Kevin: Okay, David, that is currency.  Let’s look at the stock market.  It is raging right now.  If you listen to CNBC, which I watched you doing before we started the program this morning, these guys are excited.

David: Kevin, stock investor sentiment is very strong at the end of 2010.  We look at articles from USA Today, we look at the eleven Barron’s analysts, we look at Charles Schwab, as institutions that are all looking at 2011 to be exquisite for equities.  The positive consensus is remarkably one-sided.  The AAII Investor Sentiment Indicator is bullish, and at record levels.  Next to that, you have margin borrowing, which is now above 300 billion dollars, which is also at record levels.  Next to that, you have the Volatility Index, which has dipped to 15, and is now slightly higher, but 15 is a fairly reliable reversal point, and again, what the VIX as a volatility index implies is that no one is assuming anything bad can happen in the stock market.

Kevin: Everything is coming up roses.

David: All tulips and roses from here.  So I guess what I would suggest as the only thing that will take the stock market beyond these levels will be excess liquidity.  The problem with that is that the law of diminishing returns is in full effect, and with each Fed or treasury liquidity infusion we are getting less and less bang for the buck.

I have watched volume statistics in the last few weeks on the stock market as it has continued to rise, and they are awful.  They are awful.  This has been pushed up by a few small hands that are swinging a very big bat.

Kevin: And what of the guys who actually run the companies?  What are they doing with their stock portfolios?

David: As we have talked about several times in 2010 – record insider selling.  We are talking about the captain of the ship, who has already gotten onto the lifeboat, has said bon voyage, and is now kind of chuckling about the fact that he survived and everyone else on board is going to go down with the ship.

Kevin: Less than a month ago it was an 8000-to-1 or higher ratio.

David: And even in the last week of the year, when no one is paying attention to their equity portfolios, someone is still selling stocks.  You had 34-to-1 in terms of the ratio of insider selling-to-buying, so it is kind of a lights-out maneuver as you are going to celebrate New Year’s Eve – what are you doing?

Kevin: “I think I’ll sell a few more stocks.”

David: “A few more shares” – as if I hadn’t sold enough already this year.  There is something very hollow about what we see on Wall Street right now.  Can it go higher?  Of course.  Liquidity can to anything to any market – this is John Maynard Keynes’s maxim:  “The markets can stay irrational, longer than you can stay solvent.”  The idea that it has to do what you think it is going to do – it does not have to do it in the time frame that you expect it to.

Kevin, just as perhaps an illustration:  Sotheby’s stock.  Sotheby’s and Christie’s are the two large auction houses the world over, and what you see with Sotheby’s stock hitting all-time highs, or new highs, is that it signals a return of the moneyed crowd to the art market.  Why do we bring this up?  This stock, Sotheby’s, is a proxy for expensive art, and it has made highs at each stock market high over the last 10-15 years.

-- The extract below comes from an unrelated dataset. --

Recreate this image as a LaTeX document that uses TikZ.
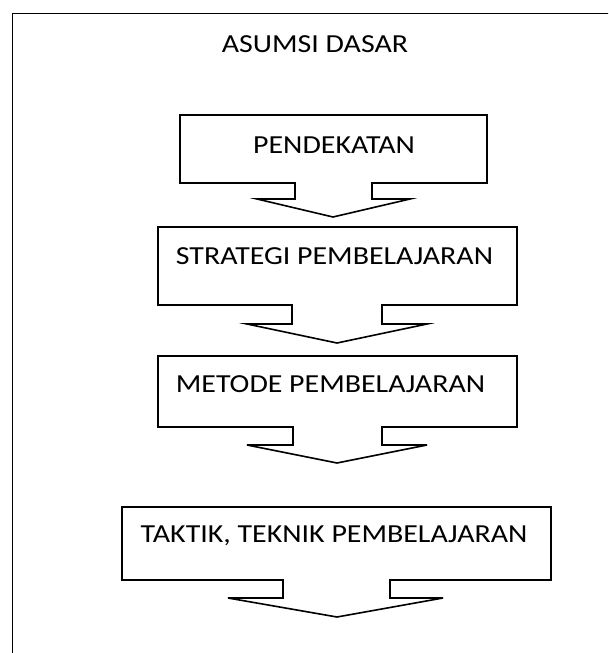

Kevin: So it is hitting a high right now?

David: (laughter) Yes.

Kevin: And what that has signaled in the past is the high-point for the Dow, or the S&P, before it comes back down?

David: Correct.  Perhaps the only piece missing from the past patterns, where a market has turned down, is that employment numbers were typically much better as the stock market has rolled over.  So, is this time different?  We are at 9.8; the U6 is at 17-18% – roughly 50-55 million people unemployed.  Maybe the stock market reflects the flow of funds from Quantitative Easing I, the expectations of economic growth stimulated by Quantitative Easing II, but it is speculation in the stock market that has it at these levels, something that we are not particularly interested in participating in hand-over-fist.

There are so many other things to talk about as we look at 2011:  Tensions in the Middle East, Lebanon and Israel, mineral rights disputes over the Leviathan find.  We have a number of things which are raising the points of envy and hatred in the Middle East – Iran backing Lebanon on that particularly basis.  In Turkey, of course, we have had an initial round of elections and we have a presidential election coming up this summer, so we will come back to that this year, as we look at their gradual shift toward Islamism.  And again, that issue of Israel having at their fingertips now, 100 years worth of energy independence, and are there objectors to this?  Yes.  Does it begin with Iran and Lebanon?  Certainly.

Where do we end the conversation today?  Kevin, I guess what we are saying is that the world is continuing to get more and more complex.  It is not getting easier to figure out, it is getting more difficult.  We will entertain questions and conversations with experts the world over.  We will continue to travel the world over and see if we can figure out what, why, how, and when things will occur, and do our best to make the educated guesses that have made for good years in the last few years, both in our Wealth Management Platform, and in our Asset Preservation Tools.

Kevin, the commitment is to continue to ask questions and to maintain a sense of curiosity, and to assume that this is going to be more difficult as time goes on.  Coming back to where we started, the ideas of ambiguity, of uncertainty, of volatility, of surprise – that, I think, is what 2011 holds for us, and that is why we will continue to ask the questions that we do.

Kevin: So what we want to do is to hold our value in the right bucket – that is that denominationword again.  Do you put that value in a bucket with hole, or do you put it in a bucket that actually is sealed?